Exactly retype the lines from the top of the data through the line containing "RED = '#b3161d'", leaving out every picture.

> [DATASET SECTION]:
---*---

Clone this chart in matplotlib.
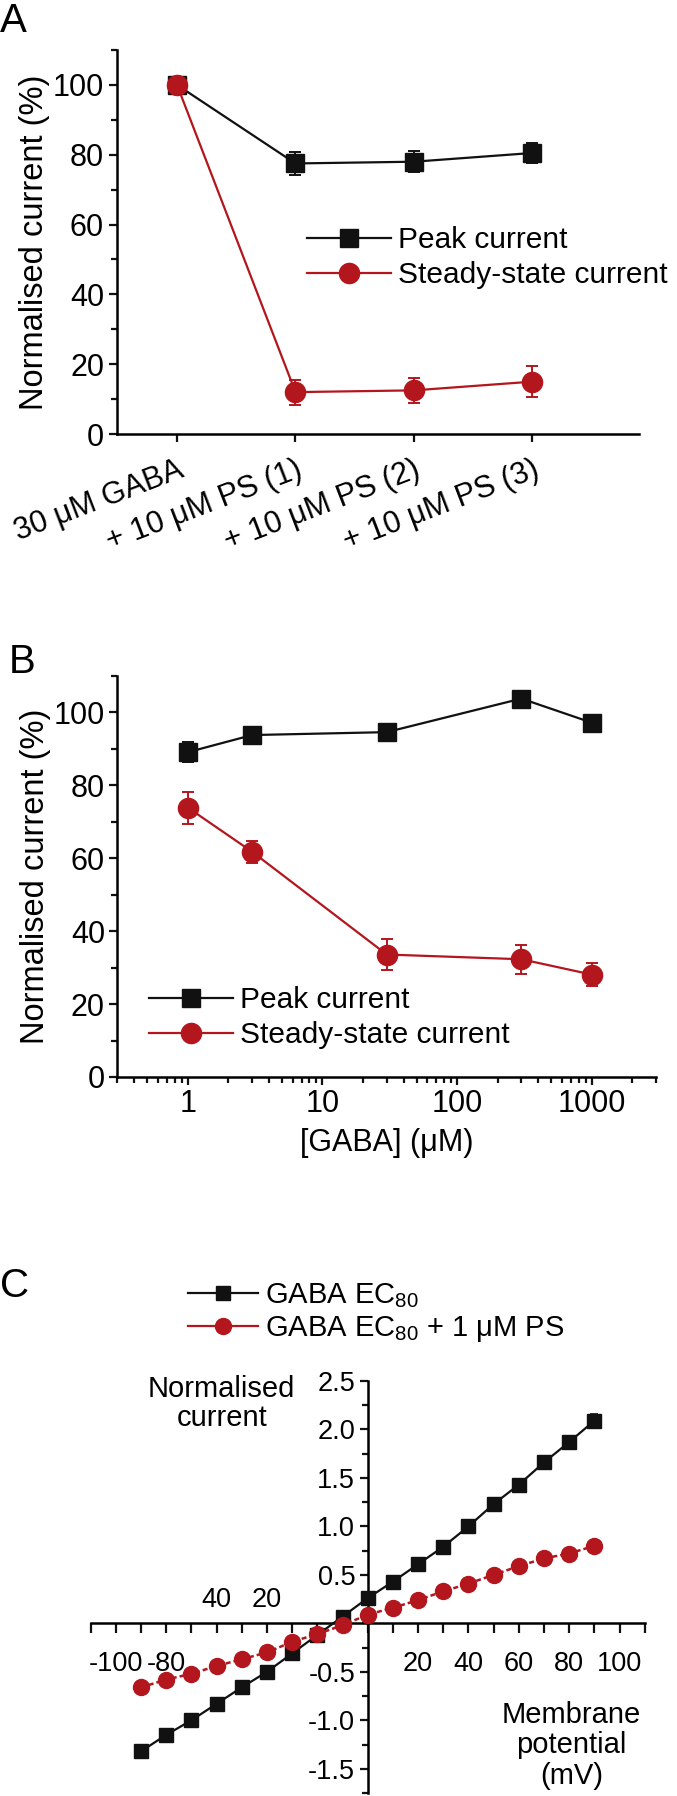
import numpy as np
import matplotlib
matplotlib.use('Agg')
import matplotlib.pyplot as plt
from matplotlib.lines import Line2D
from matplotlib.ticker import MultipleLocator, LogLocator, NullFormatter, FixedLocator, FixedFormatter

plt.rcParams['font.family'] = ['Liberation Sans', 'DejaVu Sans']
plt.rcParams['mathtext.fontset'] = 'custom'
plt.rcParams['mathtext.rm'] = 'Liberation Sans'
plt.rcParams['axes.unicode_minus'] = False
plt.rcParams['axes.linewidth'] = 1.8

BLACK = '#111111'
RED = '#b3161d'

# panel A data
a_labels = ['30 μM GABA', '+ 10 μM PS (1)', '+ 10 μM PS (2)', '+ 10 μM PS (3)']
a_peak = [100, 77.5, 78.0, 80.5]
a_peak_err = [1.0, 3.3, 3.0, 2.9]
a_steady = [100, 12.0, 12.5, 15.0]
a_steady_err = [1.0, 3.6, 3.6, 4.4]

# panel B data
b_gaba = [1, 3, 30, 300, 1000]
b_peak = [89.1, 93.8, 94.6, 103.8, 97.2]
b_peak_err = [2.7, 1.0, 1.0, 1.5, 1.0]
b_steady = [73.9, 61.8, 33.6, 32.3, 28.1]
b_steady_err = [4.4, 3.0, 4.2, 4.0, 3.2]

# panel C data
c_mv = [-90, -80, -70, -60, -50, -40, -30, -20, -10, 0, 10, 20, 30, 40, 50, 60, 70, 80, 90]
c_ctrl = [-1.32, -1.15, -1.0, -0.83, -0.66, -0.50, -0.31, -0.12, 0.07, 0.26, 0.43, 0.61,
          0.79, 1.00, 1.23, 1.43, 1.66, 1.87, 2.09]
c_ctrl_err = [0.03, 0.03, 0.02, 0.02, 0.02, 0.02, 0.02, 0.02, 0.03, 0.02, 0.02, 0.02,
              0.02, 0.02, 0.02, 0.03, 0.03, 0.03, 0.07]
c_ps = [-0.66, -0.58, -0.52, -0.44, -0.37, -0.30, -0.19, -0.11, -0.02, 0.09, 0.16, 0.24,
        0.33, 0.41, 0.50, 0.59, 0.67, 0.72, 0.80]
c_ps_err = [0.03, 0.03, 0.02, 0.02, 0.02, 0.02, 0.02, 0.02, 0.03, 0.02, 0.02, 0.02,
            0.02, 0.02, 0.02, 0.02, 0.03, 0.04, 0.05]
c_up_ticks = [-60, -40]
c_up_labels = ['40', '20']

W, H = 677, 1796
fig = plt.figure(figsize=(W / 100, H / 100), dpi=100)


def box(left, top, right, bottom):
    return [left / W, 1 - bottom / H, (right - left) / W, (bottom - top) / H]


def style_ticks(ax, fs):
    ax.tick_params(axis='both', which='major', direction='out', length=6, width=1.6,
                   labelsize=fs, pad=3, color=BLACK)
    ax.tick_params(axis='both', which='minor', direction='out', length=4, width=1.6,
                   color=BLACK)


def handles(ms_sq, ms_ci, red_ls='-'):
    return [Line2D([], [], color=BLACK, marker='s', ms=ms_sq, lw=1.6),
            Line2D([], [], color=RED, marker='o', ms=ms_ci, lw=1.6, ls=red_ls)]


# ---------- A ----------
axA = fig.add_axes(box(116.6, 50, 639, 434))
xa = np.arange(len(a_labels))
axA.errorbar(xa, a_peak, yerr=a_peak_err, color=BLACK, marker='s', ms=13, lw=1.6,
             capsize=4, elinewidth=1.4, capthick=1.4, zorder=3)
axA.errorbar(xa, a_steady, yerr=a_steady_err, color=RED, marker='o', ms=14.5, lw=1.6,
             capsize=4, elinewidth=1.4, capthick=1.4, zorder=4)
axA.set_xlim(-0.51, 3.9)
axA.set_ylim(0, 110)
axA.set_xticks(xa)
axA.set_xticklabels(a_labels, rotation=21, ha='right', rotation_mode='anchor', fontsize=16)
axA.yaxis.set_major_locator(MultipleLocator(20))
axA.yaxis.set_minor_locator(MultipleLocator(10))
style_ticks(axA, 22)
axA.tick_params(axis='x', pad=9)
axA.spines['top'].set_visible(False)
axA.spines['right'].set_visible(False)
axA.set_ylabel('Normalised current (%)', fontsize=23.5, labelpad=2)
axA.legend(handles(13, 14.5), ['Peak current', 'Steady-state current'],
           loc='upper left', bbox_to_anchor=((307 - 116.6) / 522.4, 1 - (226 - 50) / 384),
           frameon=False, fontsize=21.5, handlelength=2.8, handletextpad=0.25,
           labelspacing=0.25, borderaxespad=0, borderpad=0)
fig.text(0 / W, 1 - 21 / H, 'A', fontsize=29, va='center', ha='left')

# ---------- B ----------
axB = fig.add_axes(box(117.4, 676, 656, 1077))
axB.errorbar(b_gaba, b_peak, yerr=b_peak_err, color=BLACK, marker='s', ms=13, lw=1.6,
             capsize=4, elinewidth=1.4, capthick=1.4, zorder=3)
axB.errorbar(b_gaba, b_steady, yerr=b_steady_err, color=RED, marker='o', ms=14.5, lw=1.6,
             capsize=4, elinewidth=1.4, capthick=1.4, zorder=4)
axB.set_xscale('log')
axB.set_xlim(0.3, 3000)
axB.set_ylim(0, 110)
axB.xaxis.set_major_locator(FixedLocator([1, 10, 100, 1000]))
axB.xaxis.set_major_formatter(FixedFormatter(['1', '10', '100', '1000']))
axB.xaxis.set_minor_locator(LogLocator(base=10, subs=np.arange(2, 10), numticks=20))
axB.xaxis.set_minor_formatter(NullFormatter())
axB.yaxis.set_major_locator(MultipleLocator(20))
axB.yaxis.set_minor_locator(MultipleLocator(10))
style_ticks(axB, 22)
axB.spines['top'].set_visible(False)
axB.spines['right'].set_visible(False)
axB.set_ylabel('Normalised current (%)', fontsize=23.5, labelpad=2)
axB.set_xlabel('[GABA] (μM)', fontsize=22, labelpad=6)
axB.legend(handles(13, 14.5), ['Peak current', 'Steady-state current'],
           loc='upper left', bbox_to_anchor=((149 - 117.4) / 538.6, 1 - (986 - 676) / 401),
           frameon=False, fontsize=21.5, handlelength=2.8, handletextpad=0.25,
           labelspacing=0.25, borderaxespad=0, borderpad=0)
fig.text(9 / W, 1 - 662 / H, 'B', fontsize=29, va='center', ha='left')

# ---------- C ----------
axC = fig.add_axes(box(90.7, 1381, 644.7, 1793))
axC.errorbar(c_mv, c_ctrl, yerr=c_ctrl_err, color=BLACK, marker='s', ms=10.5, lw=1.6,
             capsize=3, elinewidth=1.2, capthick=1.2, zorder=3)
axC.errorbar(c_mv, c_ps, yerr=c_ps_err, color=RED, marker='o', ms=11.5, lw=1.8,
             ls=(0, (2, 1.2)), capsize=3, elinewidth=1.2, capthick=1.2, zorder=4)
axC.set_xlim(-110, 110)
axC.set_ylim(-1.75, 2.5)
axC.spines['left'].set_position(('data', 0))
axC.spines['bottom'].set_position(('data', 0))
axC.spines['top'].set_visible(False)
axC.spines['right'].set_visible(False)
axC.xaxis.set_major_locator(FixedLocator([-100, -80, 20, 40, 60, 80, 100]))
axC.xaxis.set_minor_locator(MultipleLocator(10))
axC.yaxis.set_major_locator(FixedLocator([-1.5, -1.0, -0.5, 0.5, 1.0, 1.5, 2.0, 2.5]))
axC.yaxis.set_major_formatter(FixedFormatter(['-1.5', '-1.0', '-0.5', '0.5', '1.0', '1.5', '2.0', '2.5']))
axC.yaxis.set_minor_locator(MultipleLocator(0.25))
style_ticks(axC, 19.5)
axC.tick_params(axis='x', which='both', length=7)
axC.tick_params(axis='x', pad=13)
for v, s in zip(c_up_ticks, c_up_labels):
    axC.text(v, 0.11, s, fontsize=19.5, ha='center', va='bottom')
axC.text(-58, 2.27, 'Normalised\ncurrent', fontsize=21, ha='center', va='center',
         linespacing=1.05)
axC.text(81, -1.26, 'Membrane\npotential\n(mV)', fontsize=21, ha='center', va='center',
         linespacing=1.1)
fig.legend(handles(10.5, 11.5), ['GABA EC$_{80}$', 'GABA EC$_{80}$ + 1 μM PS'],
           loc='upper left', bbox_to_anchor=(188 / W, 1 - 1281 / H),
           frameon=False, fontsize=21, handlelength=2.4, handletextpad=0.25,
           labelspacing=0.15, borderaxespad=0, borderpad=0)
fig.text(0 / W, 1 - 1286 / H, 'C', fontsize=29, va='center', ha='left')

fig.savefig('out.png', dpi=100)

---*---

> [EXPECTED OUTPUT]:
Clone this chart in matplotlib.
import numpy as np
import matplotlib
matplotlib.use('Agg')
import matplotlib.pyplot as plt
from matplotlib.lines import Line2D
from matplotlib.ticker import MultipleLocator, LogLocator, NullFormatter, FixedLocator, FixedFormatter

plt.rcParams['font.family'] = ['Liberation Sans', 'DejaVu Sans']
plt.rcParams['mathtext.fontset'] = 'custom'
plt.rcParams['mathtext.rm'] = 'Liberation Sans'
plt.rcParams['axes.unicode_minus'] = False
plt.rcParams['axes.linewidth'] = 1.8

BLACK = '#111111'
RED = '#b3161d'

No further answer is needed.